Data records
◆ ◆ ◆ ◆

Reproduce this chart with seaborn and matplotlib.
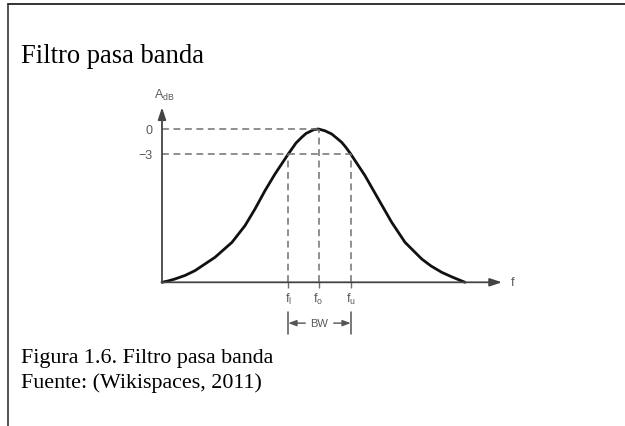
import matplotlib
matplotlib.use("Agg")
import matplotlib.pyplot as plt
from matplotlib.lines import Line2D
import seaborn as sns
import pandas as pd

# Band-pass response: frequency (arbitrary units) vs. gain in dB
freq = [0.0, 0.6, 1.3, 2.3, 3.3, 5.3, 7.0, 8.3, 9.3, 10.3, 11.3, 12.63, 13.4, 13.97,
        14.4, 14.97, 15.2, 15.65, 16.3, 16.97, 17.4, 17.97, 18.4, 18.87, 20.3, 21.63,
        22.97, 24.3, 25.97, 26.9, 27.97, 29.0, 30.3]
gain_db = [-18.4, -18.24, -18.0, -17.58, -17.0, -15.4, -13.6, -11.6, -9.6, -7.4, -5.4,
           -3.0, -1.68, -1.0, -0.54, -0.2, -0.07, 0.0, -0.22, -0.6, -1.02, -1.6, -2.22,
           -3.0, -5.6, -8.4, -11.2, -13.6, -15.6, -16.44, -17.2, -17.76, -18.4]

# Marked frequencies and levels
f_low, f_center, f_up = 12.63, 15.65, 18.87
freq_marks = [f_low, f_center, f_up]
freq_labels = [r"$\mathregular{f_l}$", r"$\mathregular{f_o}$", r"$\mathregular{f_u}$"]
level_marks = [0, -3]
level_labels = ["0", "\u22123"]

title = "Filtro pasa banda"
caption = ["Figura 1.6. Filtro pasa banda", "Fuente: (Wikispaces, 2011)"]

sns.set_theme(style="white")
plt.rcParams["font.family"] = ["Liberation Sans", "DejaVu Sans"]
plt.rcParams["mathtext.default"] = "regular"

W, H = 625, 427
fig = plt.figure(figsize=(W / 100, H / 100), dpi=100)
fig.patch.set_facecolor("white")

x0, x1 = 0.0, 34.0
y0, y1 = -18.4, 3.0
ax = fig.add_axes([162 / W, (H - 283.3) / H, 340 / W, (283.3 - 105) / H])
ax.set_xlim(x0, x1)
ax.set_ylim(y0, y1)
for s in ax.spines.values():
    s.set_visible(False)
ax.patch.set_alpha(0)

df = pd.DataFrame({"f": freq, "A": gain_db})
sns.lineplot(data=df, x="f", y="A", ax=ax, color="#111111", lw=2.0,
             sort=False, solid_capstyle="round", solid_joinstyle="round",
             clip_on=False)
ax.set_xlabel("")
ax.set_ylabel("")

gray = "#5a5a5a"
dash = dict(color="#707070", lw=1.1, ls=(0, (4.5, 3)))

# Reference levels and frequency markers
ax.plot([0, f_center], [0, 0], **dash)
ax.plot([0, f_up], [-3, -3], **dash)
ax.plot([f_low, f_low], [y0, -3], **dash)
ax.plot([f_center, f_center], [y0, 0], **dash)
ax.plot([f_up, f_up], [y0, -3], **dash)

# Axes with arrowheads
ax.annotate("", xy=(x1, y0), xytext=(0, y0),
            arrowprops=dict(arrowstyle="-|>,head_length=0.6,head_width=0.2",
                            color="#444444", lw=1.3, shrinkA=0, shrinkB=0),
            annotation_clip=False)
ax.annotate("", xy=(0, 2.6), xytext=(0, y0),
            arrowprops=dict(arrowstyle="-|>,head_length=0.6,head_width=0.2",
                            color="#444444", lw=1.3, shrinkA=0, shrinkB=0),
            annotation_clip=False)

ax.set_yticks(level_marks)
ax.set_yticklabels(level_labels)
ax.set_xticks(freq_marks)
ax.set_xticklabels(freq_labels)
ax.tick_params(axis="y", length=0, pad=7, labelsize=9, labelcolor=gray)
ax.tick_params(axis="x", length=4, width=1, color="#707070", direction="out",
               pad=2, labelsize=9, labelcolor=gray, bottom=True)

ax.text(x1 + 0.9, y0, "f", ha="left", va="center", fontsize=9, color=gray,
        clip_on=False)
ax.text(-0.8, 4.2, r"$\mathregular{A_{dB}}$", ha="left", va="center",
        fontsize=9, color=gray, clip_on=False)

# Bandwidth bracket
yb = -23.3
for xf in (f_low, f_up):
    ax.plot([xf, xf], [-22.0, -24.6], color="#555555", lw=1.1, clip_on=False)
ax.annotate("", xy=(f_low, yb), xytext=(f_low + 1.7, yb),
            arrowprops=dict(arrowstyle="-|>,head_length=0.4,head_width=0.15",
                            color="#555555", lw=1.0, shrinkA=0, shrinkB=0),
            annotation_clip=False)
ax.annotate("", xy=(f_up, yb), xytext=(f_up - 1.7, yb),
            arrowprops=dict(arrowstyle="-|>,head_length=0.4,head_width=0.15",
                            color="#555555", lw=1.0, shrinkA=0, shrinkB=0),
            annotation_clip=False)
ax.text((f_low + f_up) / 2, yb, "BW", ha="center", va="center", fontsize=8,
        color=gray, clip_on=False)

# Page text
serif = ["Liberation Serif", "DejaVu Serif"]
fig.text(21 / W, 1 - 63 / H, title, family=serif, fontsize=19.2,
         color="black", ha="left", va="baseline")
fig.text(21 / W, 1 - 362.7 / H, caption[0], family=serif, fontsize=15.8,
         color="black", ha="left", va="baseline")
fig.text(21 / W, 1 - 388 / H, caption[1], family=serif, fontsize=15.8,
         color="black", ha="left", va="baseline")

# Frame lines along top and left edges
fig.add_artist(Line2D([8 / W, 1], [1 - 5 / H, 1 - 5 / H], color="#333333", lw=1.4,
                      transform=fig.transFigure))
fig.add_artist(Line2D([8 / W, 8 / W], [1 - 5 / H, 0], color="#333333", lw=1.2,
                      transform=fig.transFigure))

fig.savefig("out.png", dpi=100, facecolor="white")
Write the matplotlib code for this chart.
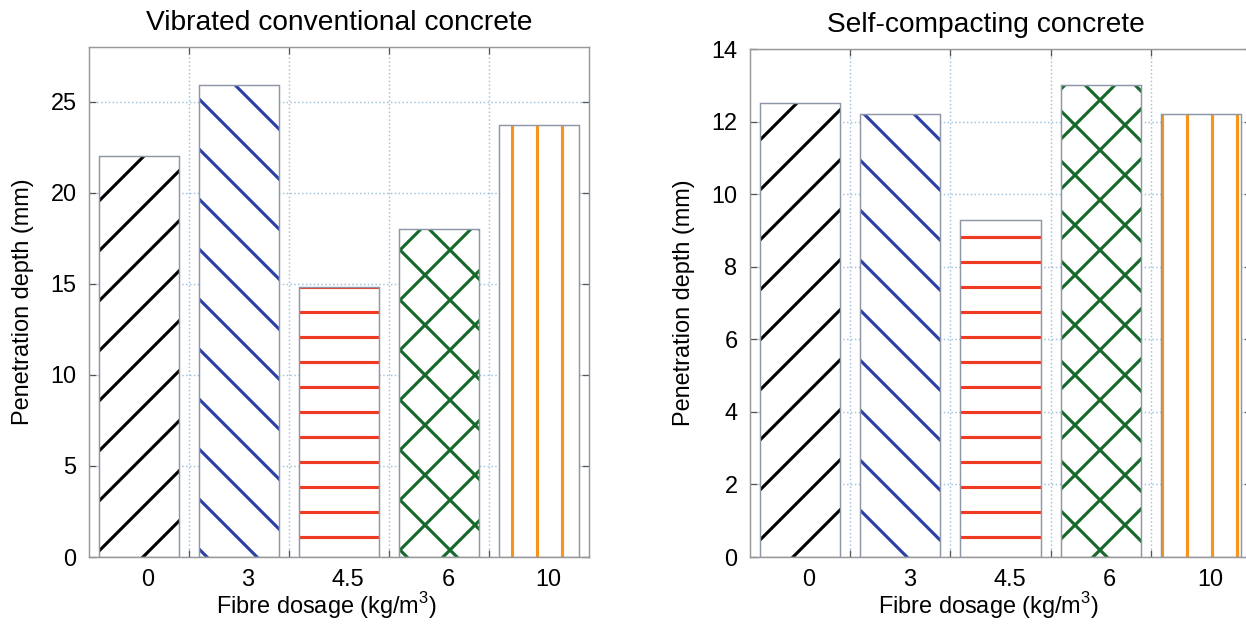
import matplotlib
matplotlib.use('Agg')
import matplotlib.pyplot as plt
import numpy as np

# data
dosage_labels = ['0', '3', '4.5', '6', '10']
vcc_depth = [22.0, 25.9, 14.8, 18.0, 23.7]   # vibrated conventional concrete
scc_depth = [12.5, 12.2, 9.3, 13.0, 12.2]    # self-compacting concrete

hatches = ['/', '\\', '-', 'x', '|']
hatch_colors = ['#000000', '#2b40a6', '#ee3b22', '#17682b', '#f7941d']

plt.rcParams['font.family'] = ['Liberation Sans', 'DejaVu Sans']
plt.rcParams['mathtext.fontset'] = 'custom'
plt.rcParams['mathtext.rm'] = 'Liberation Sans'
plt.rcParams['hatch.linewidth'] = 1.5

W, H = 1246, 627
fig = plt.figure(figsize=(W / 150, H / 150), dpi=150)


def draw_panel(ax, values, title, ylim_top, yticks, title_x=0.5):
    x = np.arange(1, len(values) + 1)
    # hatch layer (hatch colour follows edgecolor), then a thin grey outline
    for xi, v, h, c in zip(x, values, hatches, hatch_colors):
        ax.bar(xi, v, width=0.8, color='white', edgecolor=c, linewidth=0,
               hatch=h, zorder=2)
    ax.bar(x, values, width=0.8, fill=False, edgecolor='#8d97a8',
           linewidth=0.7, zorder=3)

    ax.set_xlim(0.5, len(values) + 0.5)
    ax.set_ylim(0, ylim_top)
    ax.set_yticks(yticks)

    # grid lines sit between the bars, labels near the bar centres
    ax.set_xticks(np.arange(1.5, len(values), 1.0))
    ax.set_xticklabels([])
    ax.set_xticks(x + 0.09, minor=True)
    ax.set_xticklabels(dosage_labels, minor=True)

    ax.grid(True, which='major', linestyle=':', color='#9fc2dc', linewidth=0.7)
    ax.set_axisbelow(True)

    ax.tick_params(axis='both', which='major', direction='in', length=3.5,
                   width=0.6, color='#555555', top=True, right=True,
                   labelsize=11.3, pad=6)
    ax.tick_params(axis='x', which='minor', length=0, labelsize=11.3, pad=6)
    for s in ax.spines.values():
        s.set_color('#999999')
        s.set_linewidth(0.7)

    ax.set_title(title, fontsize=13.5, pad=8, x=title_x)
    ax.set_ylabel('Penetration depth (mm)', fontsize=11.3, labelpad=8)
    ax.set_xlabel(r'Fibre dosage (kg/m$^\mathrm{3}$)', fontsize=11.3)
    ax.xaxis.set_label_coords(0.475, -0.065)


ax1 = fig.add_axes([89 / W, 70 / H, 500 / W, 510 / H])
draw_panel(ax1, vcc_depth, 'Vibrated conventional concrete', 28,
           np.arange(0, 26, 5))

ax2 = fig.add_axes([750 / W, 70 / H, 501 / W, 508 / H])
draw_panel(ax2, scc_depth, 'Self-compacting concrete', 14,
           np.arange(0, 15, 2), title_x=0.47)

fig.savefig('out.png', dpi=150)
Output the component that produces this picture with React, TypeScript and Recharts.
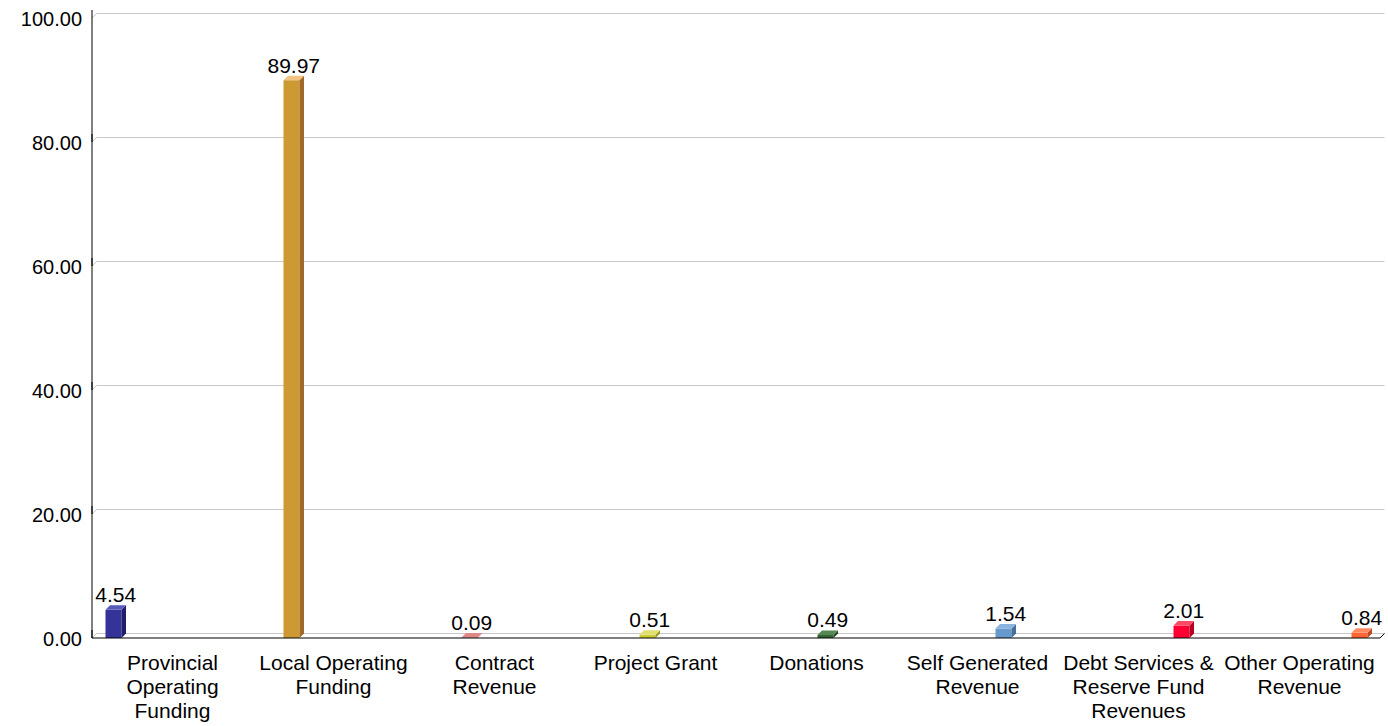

◆ ◆ ◆ ◆

» **Task goal**
Stop after the line containing "import pandas as pd": copy the records exactly from the first line up to there, leaving pictures out.

» **Worked solution**
Reproduce this chart with seaborn and matplotlib.
import matplotlib
matplotlib.use("Agg")
import matplotlib.pyplot as plt
from matplotlib.lines import Line2D
import seaborn as sns
import pandas as pd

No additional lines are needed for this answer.